Getting Started

Experimenter.jl is a package that is designed to help you keep track of your experiments and their results. It is built to work with Distributed.jl for parallel writing of results to a SQLite database file.

Opening the database

To get started, first import the library with:

using Experimenter

After this one needs to create a database to store the results:

db = open_db("experiments.db")

One can always supply a given directory for the database as well, for example:

db = open_db("experiments.db", joinpath(pwd(), "results"))

The first call to open_db will check if a file already exists. If the file does not exist, Experimenter.jl will create the file and the schema for the database.

Defining the work we want to process

To run an experiment we need to first define a function which runs our experiment:

# in run.jl
using Random
function run_trial(config::Dict{Symbol,Any}, trial_id)
    results = Dict{Symbol, Any}()
    sigma = config[:sigma]
    N = config[:N]
    seed = config[:seed]
    rng = Random.Xoshiro(seed)
    # Perform some calculation
    results[:distance] = sum(rand(rng) * sigma for _ in 1:N)
    # Must return a Dict{Symbol, Any}, with the data we want to save
    return results
end

Creating an experiment

Now we can define a configuration for our experiment:

# in a script
config = Dict{Symbol,Any}(
    :N => IterableVariable([10, 20]),
    :seed => IterableVariable([1234, 4321]),
    :sigma => 1.0
)

This is just a dictionary, with some special wrappers IterableVariable for some of the config values.
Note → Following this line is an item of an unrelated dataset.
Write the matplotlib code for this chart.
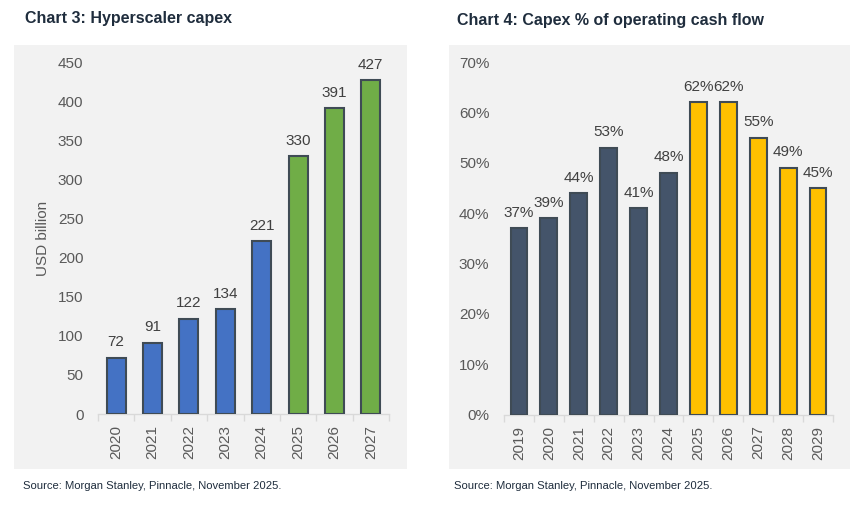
import numpy as np
import matplotlib
matplotlib.use("Agg")
import matplotlib.pyplot as plt
from matplotlib.patches import Rectangle
from matplotlib.ticker import FuncFormatter

plt.rcParams['font.family'] = ['Liberation Sans', 'DejaVu Sans']

# Chart 3 data
capex_years = ['2020', '2021', '2022', '2023', '2024', '2025', '2026', '2027']
capex_values = [72, 91, 122, 134, 221, 330, 391, 427]
capex_colors = ['#4472C4'] * 5 + ['#70AD47'] * 3

# Chart 4 data
ocf_years = ['2019', '2020', '2021', '2022', '2023', '2024', '2025', '2026', '2027', '2028', '2029']
ocf_values = [37, 39, 44, 53, 41, 48, 62, 62, 55, 49, 45]
ocf_colors = ['#44546A'] * 6 + ['#FFC000'] * 5

W, H = 860, 508
fig = plt.figure(figsize=(W / 100, H / 100), dpi=100)

def px_rect(x0, y0, x1, y1):
    # pixel box (top-left origin) -> figure fraction
    return [x0 / W, 1 - y1 / H, (x1 - x0) / W, (y1 - y0) / H]

# grey panels
for x0, x1 in [(14, 407), (449, 850)]:
    l, b, w, h = px_rect(x0, 45, x1, 469)
    fig.patches.append(Rectangle((l, b), w, h, transform=fig.transFigure,
                                 facecolor='#F2F2F2', edgecolor='none', zorder=-1))

title_color = '#1F2D3D'
fig.text(25 / W, 1 - 18 / H, 'Chart 3: Hyperscaler capex', fontsize=11.5, fontweight='bold',
         color=title_color, va='center', ha='left')
fig.text(457 / W, 1 - 20 / H, 'Chart 4: Capex % of operating cash flow', fontsize=11.5,
         fontweight='bold', color=title_color, va='center', ha='left')
fig.text(23 / W, 1 - 486 / H, 'Source: Morgan Stanley, Pinnacle, November 2025.',
         fontsize=8.1, color='#1F2D3D', va='center', ha='left')
fig.text(454 / W, 1 - 486 / H, 'Source: Morgan Stanley, Pinnacle, November 2025.',
         fontsize=8.1, color='#1F2D3D', va='center', ha='left')


def draw_bars(ax, cats, vals, colors, width, ymax, step, fmt):
    x = np.arange(len(cats))
    bars = ax.bar(x, vals, width=width, color=colors, edgecolor='#3F4B55', linewidth=1.5, zorder=3)
    for b, v in zip(bars, vals):
        ax.annotate(fmt(v), (b.get_x() + b.get_width() / 2, b.get_height()),
                    xytext=(0, 6), textcoords='offset points', ha='center', va='bottom',
                    fontsize=11, color='#404040')
    ax.set_facecolor('none')
    ax.set_xlim(-0.5, len(cats) - 0.5)
    ax.set_ylim(0, ymax)
    ax.set_yticks(np.arange(0, ymax + step / 2, step))
    ax.set_xticks(x)
    ax.set_xticklabels(cats, rotation=90)
    ax.set_xticks(np.arange(-0.5, len(cats), 1), minor=True)
    ax.tick_params(axis='x', which='major', length=0, pad=8, labelsize=11, labelcolor='#595959')
    ax.tick_params(axis='x', which='minor', length=5, color='#D9D9D9', width=1)
    ax.tick_params(axis='y', length=0, pad=10.5, labelsize=11, labelcolor='#595959')
    for s in ['top', 'right', 'left']:
        ax.spines[s].set_visible(False)
    ax.spines['bottom'].set_color('#D9D9D9')
    ax.spines['bottom'].set_linewidth(1)


ax1 = fig.add_axes(px_rect(98, 62, 389, 414))
draw_bars(ax1, capex_years, capex_values, capex_colors, 0.52, 450, 50, lambda v: f'{v}')
ax1.set_ylabel('USD billion', fontsize=11, color='#595959', labelpad=6)

ax2 = fig.add_axes(px_rect(504, 62, 833, 414.5))
draw_bars(ax2, ocf_years, ocf_values, ocf_colors, 0.56, 70, 10, lambda v: f'{v}%')
ax2.yaxis.set_major_formatter(FuncFormatter(lambda v, p: f'{v:.0f}%'))

fig.savefig('out.png', dpi=100)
When we create our experiment, we pass in this configuration and the path to the file with the function to run our experiment:

experiment = Experiment(
    name="Test Experiment",
    include_file="run.jl",
    function_name="run_trial",
    configuration=deepcopy(config)
)

Examining the trials of an experiment

We can look at the set of trials this experiment will create:

for trial in experiment
    println(trial.configuration)
end
# Dict{Symbol, Any}(:N => 10, :sigma => 1.0, :seed => 1234)
# Dict{Symbol, Any}(:N => 20, :sigma => 1.0, :seed => 1234)
# Dict{Symbol, Any}(:N => 10, :sigma => 1.0, :seed => 4321)
# Dict{Symbol, Any}(:N => 20, :sigma => 1.0, :seed => 4321)

or, alternatively:

trials = collect(experiment)

There are multiple trials in this experiment as we used an IterableVariable wrapper, which says that we want to run a grid search over these specific variables.

Executing an experiment

To execute our experiment, we use the @execute macro. To execute the experiment serially:

@execute experiment db SerialMode

Instead of SerialMode, we can use ThreadedMode to execute via Threads.@threads, or use DistributedMode to execute via a pmap and run across different workers.

Getting the results

Once the experiments are completed, we can run:

trials = get_trials_by_name(db, "Test Experiment");

This will return a Vector{Trial}, where Trial has a results field which is the dictionary we returned from the run_trial function. To get the results we write:

results = [t.results for t in trials]

Re-running failed trials

If a trial did not finish, then the results field will be missing. Whenever we run the @execute macro, it will skip any trial that already has results, and only run the next trials. Therefore

@execute experiment db SerialMode

will not run any more trials, as they have already been completed. However, if the execution stopped (for example killed by the SLURM scheduler due to wall time), then it will only run the trials that have not been completed.

Saving part way

If your trials take a long time to finish and may be cancelled during their run, you can always implement a way to save a Snapshot, which allows you to save data you need to restore a trial part way through running. The API for this has not yet been documented, but examples can be seen in the unit tests.

What is an `Experiment`?

An experiment sets up a configuration that specifies (by default) a grid search over variables. If none of the special classes such as IterableVariable, LinearVariable, LogLinearVariable etc are used as values in the configuration dictionary, this will specify only a single trial. However, if these special types are used, an experiment will have multiple trials, whose configurations are created via a grid search over the special AbstractVariables provided, with each of these values being replaced by a single element in these iterables.

As an example the following configuration:

config = Dict{Symbol, Any}(
    :a => IterableVariable(["a", "b"]),
    :b => LinearVariable(1, 4, 5),
    :c => "constant value"
)

Since the first two parts are marked with a type of AbstractVariable (or concrete type of), these will form our grid search. The actual configurations will look like the following code:

for a in ["a", "b"]
    for b in LinRange(1, 4, 5)
        trial_config = Dict{Symbol, Any}(
            :a => a,
            :b => b,
            :c => "constant value"
        )
    end
end

A matched variable will not form part of the grid, but works as follows:

matched = rand(2*5)
i = 1
for a in ["a", "b"]
    for b in LinRange(1, 4, 5)
        trial_config = Dict{Symbol, Any}(
            :a => a,
            :b => b,
            :c => "constant value",
            :matched => matched[i]
        )
        i += 1
    end
end

The matched variable must have as many entries as there are in the grid search.